How do you make your garlic bread karrie?


----------



## cwxmas (Feb 22, 2002)

*Solution for dry garlic bread*

I make garlic bread by cutting a loaf/baguette of good fresh French bread on the bias. Don't cut all the way through - leave the slices connected. Turn the loaf on its side and make the cuts about 1" apart. Then spread the garlic butter on each slice, being careful not to break apart the slices. Be generous with the butter. Finally, wrap the whole loaf in aluminum foil and put it in a preheated oven - I guess about 275 degrees F. If I am baking something else at the same time, I just put in the loaf at whatever temperature the other thing is cooking at. I bake it until the loaf is heated through and the butter is all melted. The bread should be hot and crispy but not hard. Careful not to burn it.


----------



## Carol7368 (Feb 22, 2002)

I do my garlic bread the same way basically; but after I butter each sliced section I tuck a piece of mozerella cheese between each slice.  This gets all melted and gooey.


----------



## Norma (Feb 24, 2002)

Try brushing the bread with a good extra virgin olive oil, with crushed garlic ( or powder) and a bit of parsley. We like the flavor much better than butter, and olive oil is healthier too.


----------



## kitchenelf (Feb 24, 2002)

Norma, since I'm going to be all alone next week I'm eating nothing but sushi , drinking champagne  , and taking bubble baths    - BUT - this will be by in-between-sushi snack!!!!  I've dipped bread before but never even thought about actually making it like garlic bread - good idea girl!


----------



## gduncann (Mar 4, 2002)

I always slice my loaf, (I preferr a bagguette) in half, then spread both halves liberally with my garlic butter, sprinkle a little parmasin on top and put under the broiler or in the regular oven, just until the butter melts and the bread begins to toast a bit.
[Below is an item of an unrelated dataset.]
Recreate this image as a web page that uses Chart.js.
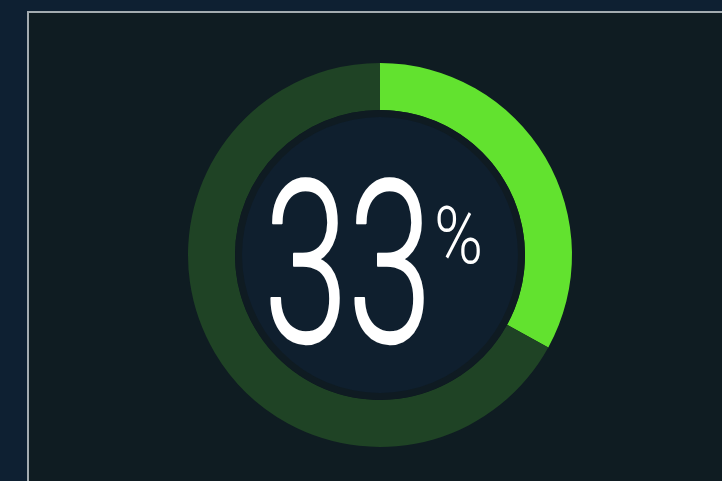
<!DOCTYPE html>
<html>
<head>
<meta charset="utf-8">
<script src="https://cdn.jsdelivr.net/npm/chart.js@4.4.0/dist/chart.umd.min.js"></script>
<style>
  html, body { margin: 0; padding: 0; background: #0e2032; overflow: hidden; }
  #panel {
    position: absolute; left: 27px; top: 11px; width: 720px; height: 500px;
    background: #0f1c22; border: 2px solid #a3abb0; box-sizing: border-box;
  }
  #wrap { position: absolute; left: 0; top: 0; width: 722px; height: 481px; }
</style>
</head>
<body>
<div id="panel"></div>
<div id="wrap"><canvas id="gauge"></canvas></div>
<script>
const labels = ["Done", "Remaining"];
const values = [33, 67];
const colors = ["#62e22f", "#1f4325"];
const centerLabel = "33";

const centerPlugin = {
  id: "center",
  afterDatasetsDraw(chart) {
    const ctx = chart.ctx;
    const arc = chart.getDatasetMeta(0).data[0];
    const x = arc.x, y = arc.y;
    ctx.save();
    ctx.beginPath();
    ctx.arc(x, y, arc.innerRadius, 0, Math.PI * 2);
    ctx.fillStyle = "#0f1b22";
    ctx.fill();
    ctx.beginPath();
    ctx.arc(x, y, arc.innerRadius - 7, 0, Math.PI * 2);
    ctx.fillStyle = "#0f1f2e";
    ctx.fill();

    ctx.fillStyle = "#ffffff";
    ctx.strokeStyle = "#ffffff";
    ctx.lineJoin = "round";
    ctx.textBaseline = "alphabetic";
    ctx.textAlign = "left";
    ctx.save();
    ctx.translate(x - 116, y + 87);
    ctx.scale(0.67, 1);
    ctx.font = "300 226px Roboto";
    ctx.lineWidth = 2.5;
    ctx.fillText(centerLabel, 0, 0);
    ctx.strokeText(centerLabel, 0, 0);
    ctx.restore();

    ctx.save();
    ctx.translate(x + 54, y + 8);
    ctx.scale(0.84, 1);
    ctx.font = "300 79px Roboto";
    ctx.fillText("%", 0, 0);
    ctx.restore();
    ctx.restore();
  }
};

new Chart(document.getElementById("gauge"), {
  type: "doughnut",
  data: {
    labels: labels,
    datasets: [{
      data: values,
      backgroundColor: colors,
      borderWidth: 0,
      hoverOffset: 0
    }]
  },
  options: {
    responsive: true,
    maintainAspectRatio: false,
    animation: false,
    cutout: 145,
    layout: { padding: { left: 188, right: 150, top: 63, bottom: 34 } },
    plugins: { legend: { display: false }, tooltip: { enabled: false } }
  },
  plugins: [centerPlugin]
});
</script>
</body>
</html>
For something really special try putting the leaves from a bunch of fresh basal in the blender with your minced garlic and softened butter.  Then spread this liberaly on the bread and sprinkle with paqrmasin and a bit of parsley.  Absolutly delish!!!


----------



## jennyema (Mar 5, 2002)

I make mine exactly the same way as CWXMAS except that I add chopped fresh parsely and grated fresh Parmesano Reggiano cheese to the garlic butter.  I also smear some of the butter mixture on the top of the baguette and sprinkle on extra grated cheese.  I open up the foil and let the top brown a bit about 5 min. before serving.

As they say, perfect garlic bread every time.

I have tried with olive oil and, although I adore olive oil and use it all the time, just don't think it does a good garlic bread justice. 

It's also important to start with a very good loaf of bread because you can't make a silk purse out of a sow's ear!


----------